Remdesivir: US Allows Emergency Use of Experimental Drug for Coronavirus
US regulators have allowed the emergency use of the experimental drug remdesivir, which appears to help some coronavirus patients recover faster. It is the first drug shown to help fight COVID-19, which has killed more than 230,000 people worldwide, The Guardian reports in the article by Joan E Greve and Julia Carrie Wong.
Donald Trump announced the news on Friday at the White House alongside Stephen Hahn, the Food and Drug Administration (FDA) commissioner, who said the drug would be available for patients hospitalized with COVID-19, the publication further reads.
The President said the approval represented a “very promising situation” in the country’s fight against coronavirus, and Dr Deborah Birx added, “I think this really illustrates what can happen in such a short time.”

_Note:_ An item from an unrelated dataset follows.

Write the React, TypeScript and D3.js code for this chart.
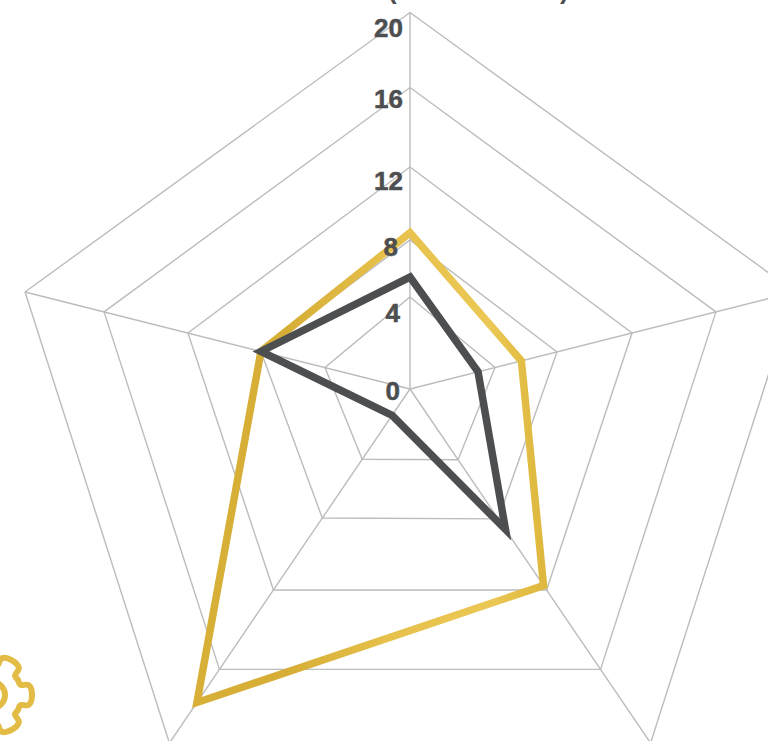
import React from 'react';
import * as d3 from 'd3';

const width = 768;
const height = 741;
const cx = 410;
const cy = 389;

// axes run clockwise from the top one
const axes = ['a', 'b', 'c', 'd', 'e'];
const ticks = [0, 4, 8, 12, 16, 20];

// series
const goldValues = [8.4, 5.7, 11.75, 17.8, 8];
const darkValues = [5.4, 3.2, 8.6, 1.5, 8];

// the reference web is not a regular pentagon, so every axis has its own angle and ring spacing
const axisAngles = [0, 75.85, 145.8, 214.2, 284.15];
const axisRadii = [
  [0, 92, 149, 222, 301.5, 376.5],
  [0, 87.7, 151.6, 229, 315.5, 397],
  [0, 85.5, 157, 243, 339, 428],
  [0, 85, 156, 243, 339, 428],
  [0, 87.7, 153.7, 229, 315.5, 397],
];

const tickLabelY = [399.5, 322, 256, 190, 108, 36.5];
const tickLabelX = [400, 400, 398, 403, 403, 403];

const scales = axes.map((_, i) => d3.scaleLinear().domain(ticks).range(axisRadii[i]));

const point = (axisIndex: number, value: number): [number, number] => {
  const a = (axisAngles[axisIndex] * Math.PI) / 180;
  const r = scales[axisIndex](value);
  return [cx + r * Math.sin(a), cy - r * Math.cos(a)];
};

const polygon = d3.line<[number, number]>().curve(d3.curveLinearClosed);

// gear outline, one tooth repeated around the circle
const toothShape: [number, number][] = [
  [-20, 30],
  [-15, 38],
  [0, 40],
  [15, 38],
  [20, 30],
  [30, 30],
];
const gearPoints: [number, number][] = d3.range(6).flatMap((t) =>
  toothShape.map(([deg, r]): [number, number] => [((t * 60 + 90 + deg) * Math.PI) / 180, r])
);
const gearPath = d3.lineRadial<[number, number]>().curve(d3.curveCatmullRomClosed.alpha(0.5))(gearPoints) as string;

const gold = '#e3bc45';
const dark = '#4d4e50';
const grid = '#bcbcbc';

export default function App() {
  return (
    <svg
      width={width}
      height={height}
      viewBox={`0 0 ${width} ${height}`}
      style={{ position: 'absolute', left: 0, top: 0, background: '#fff' }}
    >
      <defs>
        <linearGradient id="goldStroke" gradientUnits="userSpaceOnUse" x1="200" y1="0" x2="540" y2="0">
          <stop offset="0" stopColor="#d8b038" />
          <stop offset="0.25" stopColor="#d6ae36" />
          <stop offset="0.55" stopColor="#e6c04a" />
          <stop offset="0.85" stopColor="#ebc855" />
          <stop offset="1" stopColor="#dfb93f" />
        </linearGradient>
      </defs>

      {/* rings */}
      {ticks.slice(1).map((t) => (
        <path
          key={t}
          d={polygon(axes.map((_, i) => point(i, t))) as string}
          fill="none"
          stroke={grid}
          strokeWidth={1.4}
        />
      ))}

      {/* spokes */}
      {axes.map((a, i) => {
        const [x, y] = point(i, 20);
        return <line key={a} x1={cx} y1={cy} x2={x} y2={y} stroke={grid} strokeWidth={1.4} />;
      })}

      <path
        d={polygon(goldValues.map((v, i) => point(i, v))) as string}
        fill="none"
        stroke="url(#goldStroke)"
        strokeWidth={7.5}
        strokeLinejoin="miter"
        strokeMiterlimit={10}
      />
      <path
        d={polygon(darkValues.map((v, i) => point(i, v))) as string}
        fill="none"
        stroke={dark}
        strokeWidth={7.5}
        strokeLinejoin="miter"
        strokeMiterlimit={10}
      />

      {/* tick labels */}
      <g
        fontFamily="'Liberation Sans', Arial, sans-serif"
        fontWeight={700}
        fontSize={26}
        fill={dark}
        stroke={dark}
        strokeWidth={0.5}
        textAnchor="end"
      >
        {ticks.map((t, i) => (
          <text key={t} x={tickLabelX[i]} y={tickLabelY[i]}>
            {t}
          </text>
        ))}
      </g>

      {/* the title is cut off by the page top, only the bracket tails show */}
      <g fontFamily="'Liberation Sans', Arial, sans-serif" fontWeight={700} fontSize={26} fill={dark}>
        <text x={388} y={-1.5}>(</text>
        <text x={560} y={-1.5}>)</text>
      </g>

      {/* gear icon, cut off by the left edge */}
      <g transform="translate(-8,695)" fill="none" stroke={gold} strokeWidth={6} strokeLinejoin="round">
        <path d={gearPath} />
        <circle r={13} />
      </g>
    </svg>
  );
}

The emergency approval comes days after Dr Anthony Fauci, the government’s top infectious disease expert, expressed cautious optimism about the results of a remdesivir drug trial.
“The data shows that remdesivir has a clear-cut, significant, positive effect in diminishing the time to recovery,” Fauci said earlier this week. “What it has proven is that a drug can block this virus.”
The FDA acted after preliminary results from a government-sponsored study showed that Gilead Sciences’s remdesivir shortened the time to recovery by 31%, or about four days on average, for hospitalized COVID-19 patients.
Fauci said the drug would become a new standard of care for severely ill COVID-19 patients like those in this study. The drug has not been tested on people with a milder illness.